Ich weiß noch, dass viele Nummern kurz vor dem Auftritt entstanden sind. Ich habe mir dann schnell noch was aus Pappe ausgeschnitten. Das musste genügen. Es geht nicht um die perfekte Inszenierung. Ich habe überhaupt keine Lust, den Leuten irgendwas hinzuklatschen, was fertig ist. Für mich ist die Faszination am Puppenspiel, dass der Zuschauer sich im Kopf vieles dazuerfinden muss, um erkennen oder verstehen zu können. Es gibt allerdings auch den Hyperrealismus, eine Strömung, die genau das andere versucht, mit ganz filigranen Puppen. Da steuern etwa fünf vermummte Puppenspieler mit einem Riesenaufwand eine Katze, die so wirkt, als sei sie echt. Genau das ist aber das Problem, dann kann man gleich eine echte Katze auf die Bühne stellen. Für mich bestand der Reiz immer darin, dass das Publikum in der Pflicht ist.

Also mit Marionetten zu arbeiten wäre nichts für Sie?

Um Gottes willen, ich hasse die.

Neben dem Tourbetrieb arbeiten Sie in Berlin immer wieder als Gastdozent für Puppenspiel an der Hochschule für Schauspielkunst „Ernst Busch“. Warum?

Ich glaube, das ist das, was ich am besten kann. Ich habe mittlerweile 7 Szenenstudien gemacht, das heißt, man nimmt sich einen Stoff aus der dramatischen Literatur und probt. Am Ende steht dann ein Vorspiel der Studenten. Das war immer großartig. Man nimmt sich selber sehr zurück in dieser Arbeit. Ich halte keinen Vortrag über mein Schaffen, sondern leite eher vorsichtig an. Die Abwechslung ist mir wichtig. Nach dem aktuellen Programm stehen noch ein Band- und ein Filmprojekt an.

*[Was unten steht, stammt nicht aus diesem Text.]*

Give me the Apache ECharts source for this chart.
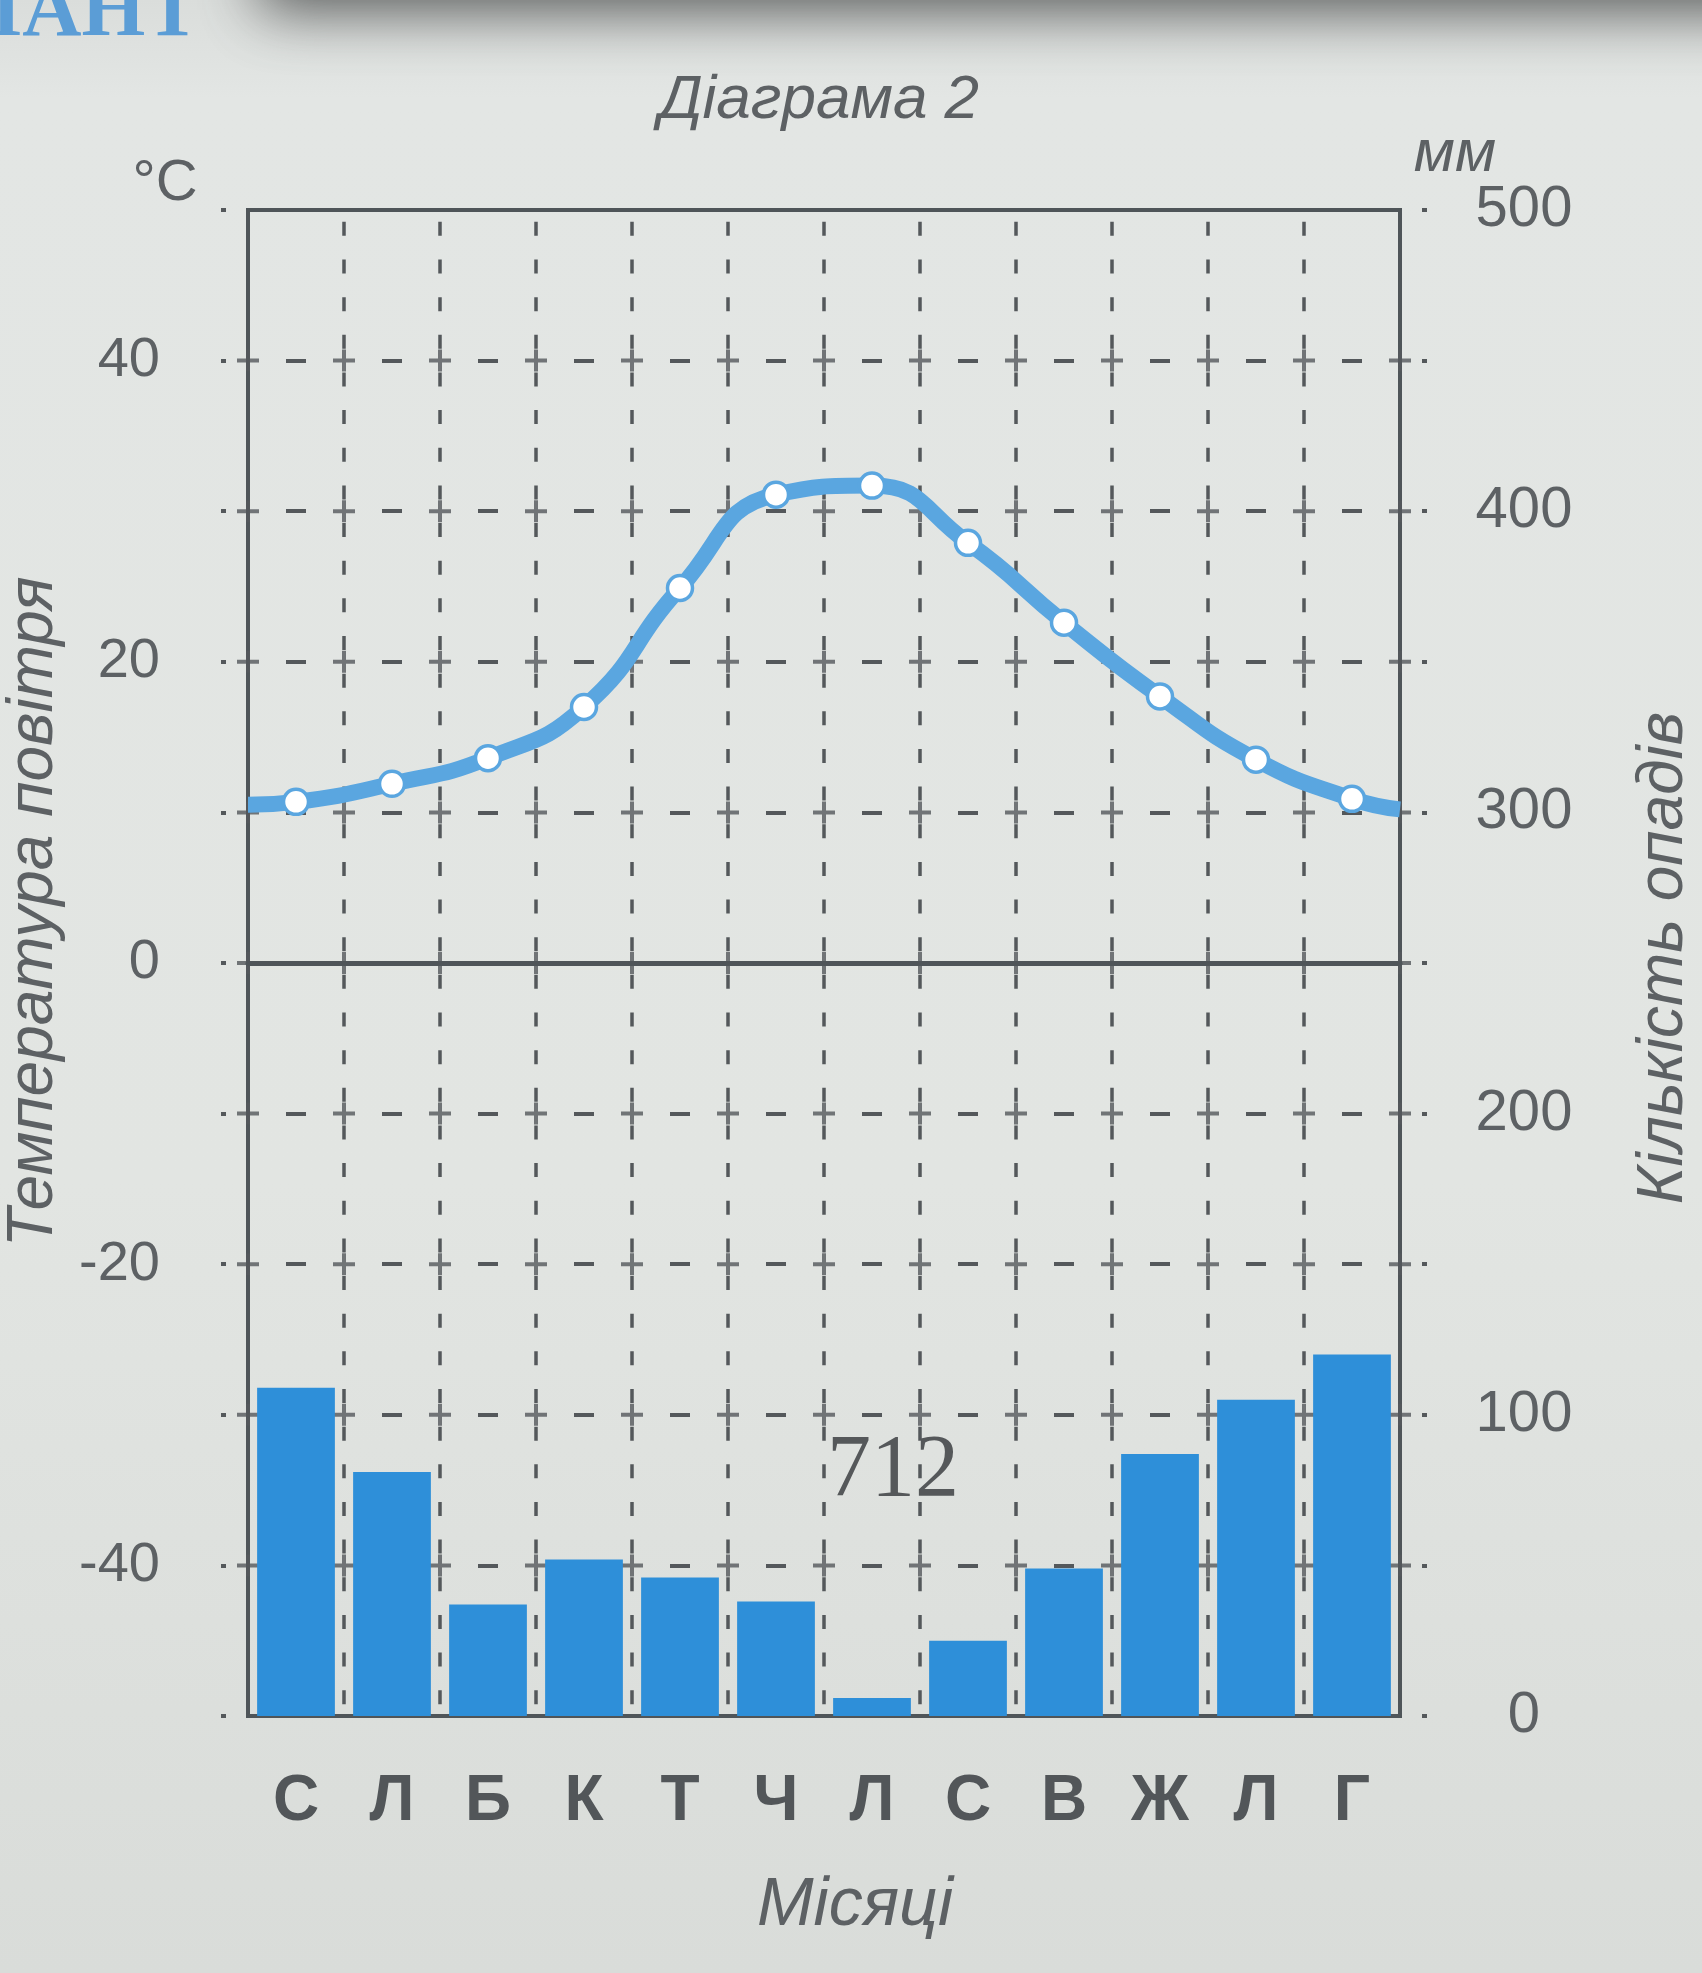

Die Rolle als Musiker ist ja auch in Ihren Programmen wichtig. Es sind die einzigen Momente, in denen das Publikum Sie wirklich sieht.

Ich mache länger Musik, als ich mit Puppen spiele. Es kommt dann immer wieder Kritik von Leuten, die nur meine Figuren kennen und dann denken, jetzt kommt der auch noch mit der Gitarre raus. Darauf kann ich aber keine Rücksicht nehmen. Wenn ich anfange mir vorzustellen, was denn die Leute eigentlich sehen wollen, kann ich keinen guten Abend mehr machen. Ich habe ja keine Ambitionen, eine Schlagerkarriere zu machen. Ich habe überhaupt keine Ambitionen, irgendeine Karriere zu machen. Das Grundschema der Gesellschaft ist das BWLer-Denken. Angebot und Nachfrage regeln alles. Ein Produkt ist dann erfolgreich, wenn man sich in den Konsumenten hineinversetzt und dessen Bedürfnisse befriedigt. Es wird einem suggeriert, dass es überall so ist. Das ist totaler Quatsch. Daraus entsteht kein kreativer Gedanke, sondern nur Reproduktion von etwas, was ohnehin schon da ist. Wirkliche Innovation ist frei von Zielorientierung.